I watched him storm out of the room and slam the door behind him, and for a moment I was overcome with contrition. He’d come to apologize, and I hadn’t been very nice to him. But what good would it do for the two of us to get to know one another? We were about to be stepsiblings. We’d pass each other in the hallway on the way to our school or work, maybe see each other and dinner and holidays, and that would be it. There couldn’t be anything else.
I could just see the look on my mother’s face if I told her I had a crush on my stepbrother.
“Katherine, think of the family’s reputation
!” she would gasp, fanning herself as though she might faint.
“We’re royalty, for goodness sake!”
Yeah, I could see it now.
My door opened again, and Mom was standing there with her hand on her hips looking frustrated.
“What did you say to him?” she asked accusingly.
“Nothing,” I told her. “I just told him I didn’t think we should waste time getting to know each other. I mean, it’s not like we’ll be spending a lot of time together.”
“Kat, he’s going to be your stepbrother. You should at least try to be nice to him.”
“I have, Mom. I just don’t get along with him. I can’t help that,” I told her.
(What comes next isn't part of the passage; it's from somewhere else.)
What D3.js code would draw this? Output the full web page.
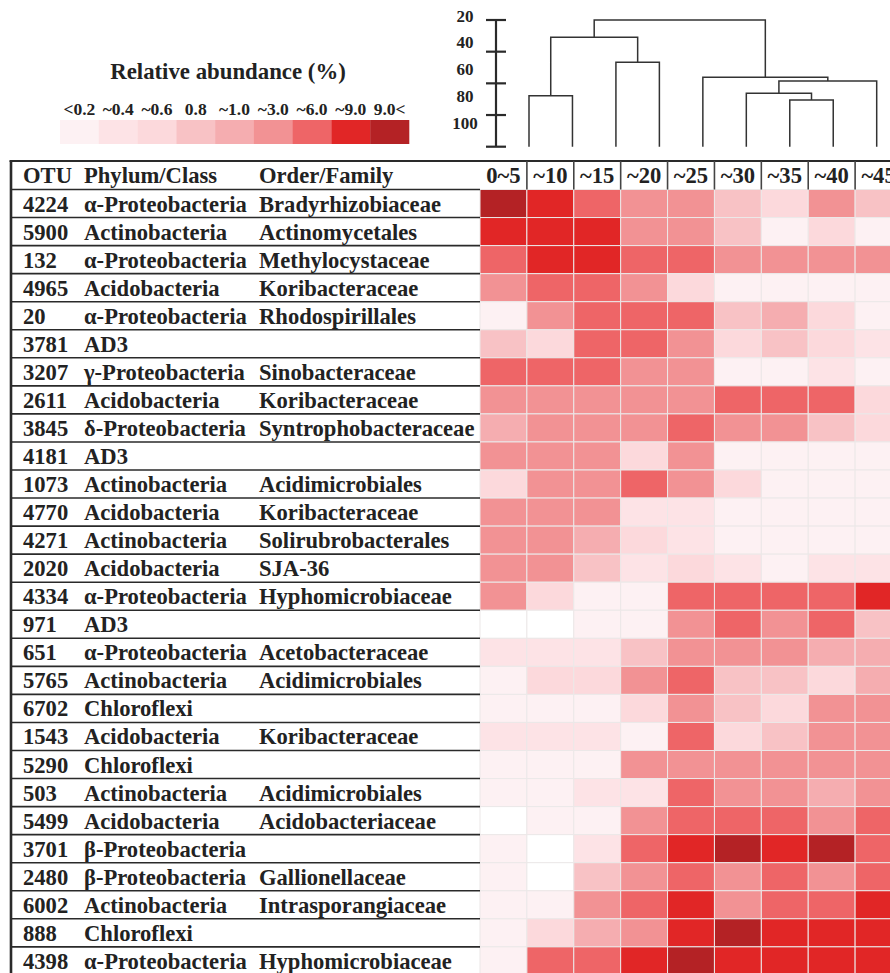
<!DOCTYPE html>
<html>
<head>
<meta charset="utf-8">
<script src="https://cdn.jsdelivr.net/npm/d3@7"></script>
<style>
html,body{margin:0;padding:0;background:#fff;}
svg{display:block;}
text{font-family:"Liberation Serif","Times New Roman",serif;font-weight:bold;fill:#222;}
</style>
</head>
<body>
<svg id="chart" width="890" height="973"></svg>
<script>
// ---------------- data ----------------
const depths = ["0~5","~10","~15","~20","~25","~30","~35","~40","~45"];
const otus = ["4224","5900","132","4965","20","3781","3207","2611","3845","4181","1073","4770","4271","2020","4334","971","651","5765","6702","1543","5290","503","5499","3701","2480","6002","888","4398"];
const phyla = ["α-Proteobacteria","Actinobacteria","α-Proteobacteria","Acidobacteria","α-Proteobacteria","AD3","γ-Proteobacteria","Acidobacteria","δ-Proteobacteria","AD3","Actinobacteria","Acidobacteria","Actinobacteria","Acidobacteria","α-Proteobacteria","AD3","α-Proteobacteria","Actinobacteria","Chloroflexi","Acidobacteria","Chloroflexi","Actinobacteria","Acidobacteria","β-Proteobacteria","β-Proteobacteria","Actinobacteria","Chloroflexi","α-Proteobacteria"];
const orders = ["Bradyrhizobiaceae","Actinomycetales","Methylocystaceae","Koribacteraceae","Rhodospirillales","","Sinobacteraceae","Koribacteraceae","Syntrophobacteraceae","","Acidimicrobiales","Koribacteraceae","Solirubrobacterales","SJA-36","Hyphomicrobiaceae","","Acetobacteraceae","Acidimicrobiales","","Koribacteraceae","","Acidimicrobiales","Acidobacteriaceae","","Gallionellaceae","Intrasporangiaceae","","Hyphomicrobiaceae"];
// relative abundance (%) per OTU across depths
const abundance = [
  [10.5,7.5,4.5,2,2,0.7,0.5,2,0.7],
  [7.5,7.5,7.5,2,2,0.7,0.1,0.5,0.1],
  [4.5,7.5,7.5,4.5,4.5,2,2,2,2],
  [2,4.5,4.5,2,0.5,0.1,0.1,0.1,0.1],
  [0.1,2,4.5,4.5,4.5,0.7,0.9,0.5,0.1],
  [0.7,0.5,4.5,4.5,2,0.5,0.7,0.5,0.3],
  [4.5,4.5,4.5,2,2,0.1,0.1,0.3,0.1],
  [2,2,2,2,2,4.5,4.5,4.5,0.5],
  [0.9,2,2,2,4.5,2,2,0.7,0.5],
  [2,2,2,0.5,2,0.1,0.1,0.1,0.1],
  [0.5,2,2,4.5,2,0.5,0.1,0.1,0.1],
  [2,2,2,0.3,0.3,0.1,0.1,0.1,0.1],
  [2,2,0.9,0.5,0.3,0.1,0.1,0.1,0.1],
  [2,2,0.7,0.3,0.5,0.3,0.1,0.3,0.3],
  [2,0.5,0.1,0.1,4.5,4.5,4.5,4.5,7.5],
  [0,0,0.1,0.1,2,4.5,2,4.5,0.7],
  [0.3,0.3,0.3,0.7,2,2,2,0.9,0.9],
  [0.1,0.5,0.5,2,4.5,0.7,0.7,0.5,0.9],
  [0.1,0.1,0.1,0.5,2,0.7,0.5,2,2],
  [0.3,0.3,0.3,0.1,4.5,0.5,0.7,2,2],
  [0.1,0.1,0.1,2,2,2,2,2,2],
  [0.1,0.1,0.3,0.3,4.5,2,2,0.9,2],
  [0,0.1,0.1,2,4.5,4.5,4.5,2,4.5],
  [0.1,0,0.3,4.5,7.5,10.5,7.5,10.5,4.5],
  [0.1,0,0.7,2,4.5,2,4.5,2,4.5],
  [0.1,0.1,2,4.5,7.5,2,4.5,4.5,7.5],
  [0.1,0.5,0.9,2,7.5,10.5,7.5,7.5,7.5],
  [0.1,4.5,4.5,7.5,10.5,7.5,7.5,7.5,7.5]
];
const legendLabels = ["<0.2","~0.4","~0.6","0.8","~1.0","~3.0","~6.0","~9.0","9.0<"];
const legendBreaks = [0.2,0.4,0.6,0.8,1.0,3.0,6.0,9.0];
const legendColors = ["#fdf1f3","#fde3e6","#fcd9dc","#f8c2c5","#f5adb0","#f29294","#ee6567","#e12626","#b42225"];
const simTicks = [20,40,60,80,100];
// similarity dendrogram of depths (merge level %)
const dendro = {h:20, children:[
  {h:30.9, children:[
    {h:67.8, children:[{name:"0~5"},{name:"~10"}]},
    {h:46.7, children:[{name:"~15"},{name:"~20"}]}
  ]},
  {h:56.2, children:[
    {name:"~25"},
    {h:58.5, children:[
      {h:66.3, children:[{name:"~30"},{h:70.5, children:[{name:"~35"},{name:"~40"}]}]},
      {name:"~45"}
    ]}
  ]}
]};

// ---------------- drawing ----------------
const svg = d3.select("#chart");
const ink = "#2a2a2a";

// Legend
svg.append("text").attr("x",228).attr("y",79).attr("text-anchor","middle")
  .style("font-size","22.8px").text("Relative abundance (%)");
const lx = d3.scaleBand().domain(legendLabels).range([60,409]);
const color = d3.scaleThreshold().domain(legendBreaks).range(legendColors);
svg.append("g").selectAll("rect").data(legendLabels).join("rect")
  .attr("x",d=>lx(d)).attr("y",120).attr("width",lx.bandwidth()+0.3).attr("height",24)
  .attr("fill",(d,i)=>legendColors[i]);
svg.append("g").selectAll("text").data(legendLabels).join("text")
  .attr("x",d=>lx(d)+lx.bandwidth()/2).attr("y",115).attr("text-anchor","middle")
  .style("font-size","17.5px").text(d=>d);

// Dendrogram
const hy = d3.scaleLinear().domain([20,100]).range([20,146.7]);
const labelY = d3.scaleLinear().domain([20,100]).range([21.5,128.5]);
const axisX = 496;
const ax = svg.append("g");
ax.append("line").attr("x1",axisX).attr("x2",axisX).attr("y1",hy(20)).attr("y2",hy(100))
  .attr("stroke",ink).attr("stroke-width",2.2);
ax.selectAll("line.t").data(simTicks).join("line").attr("class","t")
  .attr("x1",axisX-10).attr("x2",axisX+10).attr("y1",d=>hy(d)).attr("y2",d=>hy(d))
  .attr("stroke",ink).attr("stroke-width",2.2);
ax.selectAll("text").data(simTicks).join("text")
  .attr("x",465).attr("y",d=>labelY(d)).attr("text-anchor","middle")
  .style("font-size","17px").text(d=>d);

const leafX = d3.scalePoint().domain(depths).range([529,876.7]);
const root = d3.hierarchy(dendro);
root.eachAfter(n=>{
  if(!n.children){ n.px = leafX(n.data.name); n.py = hy(100); }
  else { n.px = (n.children[0].px + n.children[n.children.length-1].px)/2; n.py = hy(n.data.h); }
});
const dg = svg.append("g").attr("fill","none").attr("stroke","#333").attr("stroke-width",1.5);
root.descendants().filter(n=>n.children).forEach(n=>{
  const c0 = n.children[0], c1 = n.children[n.children.length-1];
  dg.append("path").attr("d",
    `M${c0.px},${c0.py}V${n.py}H${c1.px}V${c1.py}`);
});

// Table
const colX = d3.scaleBand().domain(depths).range([480,902]);
const rowY = d3.scaleBand().domain(otus).range([189.5,189.5+28.05*otus.length]);
const headerTop = 161, headerBottom = rowY.range()[0];

// heatmap cells
const cells = [];
otus.forEach((o,i)=>depths.forEach((d,j)=>cells.push({o,d,v:abundance[i][j]})));
svg.append("g").selectAll("rect").data(cells).join("rect")
  .attr("x",c=>colX(c.d)).attr("y",c=>rowY(c.o))
  .attr("width",colX.bandwidth()).attr("height",rowY.bandwidth())
  .attr("fill",c=>c.v===0?"#ffffff":color(c.v))
  .attr("stroke","#ece8e8").attr("stroke-width",1);

// row lines in left part
const lines = svg.append("g").attr("stroke",ink);
lines.selectAll("line").data(otus.slice(1)).join("line")
  .attr("x1",10).attr("x2",480).attr("y1",d=>rowY(d)).attr("y2",d=>rowY(d))
  .attr("stroke-width",1.6);
lines.append("line").attr("x1",10).attr("x2",480).attr("y1",headerBottom).attr("y2",headerBottom).attr("stroke-width",1.6);
// top border
svg.append("line").attr("x1",9.5).attr("x2",890).attr("y1",headerTop).attr("y2",headerTop)
  .attr("stroke",ink).attr("stroke-width",2.2);
// left border
svg.append("line").attr("x1",11).attr("x2",11).attr("y1",headerTop).attr("y2",973)
  .attr("stroke",ink).attr("stroke-width",2.6);
// header separators
svg.append("g").selectAll("line").data(depths.slice(1)).join("line")
  .attr("x1",d=>colX(d)).attr("x2",d=>colX(d)).attr("y1",headerTop).attr("y2",headerBottom)
  .attr("stroke","#444").attr("stroke-width",1.6);

// header text
const hdr = svg.append("g").style("font-size","22.6px");
hdr.append("text").attr("x",23).attr("y",headerTop+22).text("OTU");
hdr.append("text").attr("x",84).attr("y",headerTop+22).text("Phylum/Class");
hdr.append("text").attr("x",259).attr("y",headerTop+22).text("Order/Family");
hdr.selectAll("text.d").data(depths).join("text").attr("class","d")
  .attr("x",d=>colX(d)+colX.bandwidth()/2).attr("y",headerTop+22).attr("text-anchor","middle").text(d=>d);

// row text
const rows = svg.append("g").style("font-size","22.6px").selectAll("g").data(otus).join("g")
  .attr("transform",d=>`translate(0,${rowY(d)+22})`);
rows.append("text").attr("x",23).text(d=>d);
rows.append("text").attr("x",84).text((d,i)=>phyla[i]);
rows.append("text").attr("x",259).text((d,i)=>orders[i]);
</script>
</body>
</html>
“Fair enough, but that doesn’t mean you have to treat him in a way that would send him storming out of the house as though you’d spit in his face.”
“He was that upset?” I asked her.
“He barely said goodbye. He looked like a wounded puppy.”
Damn.
“I’m sorry. I’ll apologize next time I see him,” I promised her.
“Please do. Luke is a very nice boy, and he’s tried very hard to fit in with this family. Never forget that he spent eight months in the hospital with you even though he didn’t have to.”
“I know, Mom.”
“What are you watching?” Mom asked.
“Some sappy love story,” I told her. “But now I think I’d rather watch a slasher flick.”
“Ooh, scoot over!” Mom said. “Is that pizza?”
Leave it to my mother to butt into a pity party she wasn’t invited to. I sighed heavily and scrolled through the horror movies, picking out the goriest one I could find. I needed something to take my mind off Luke.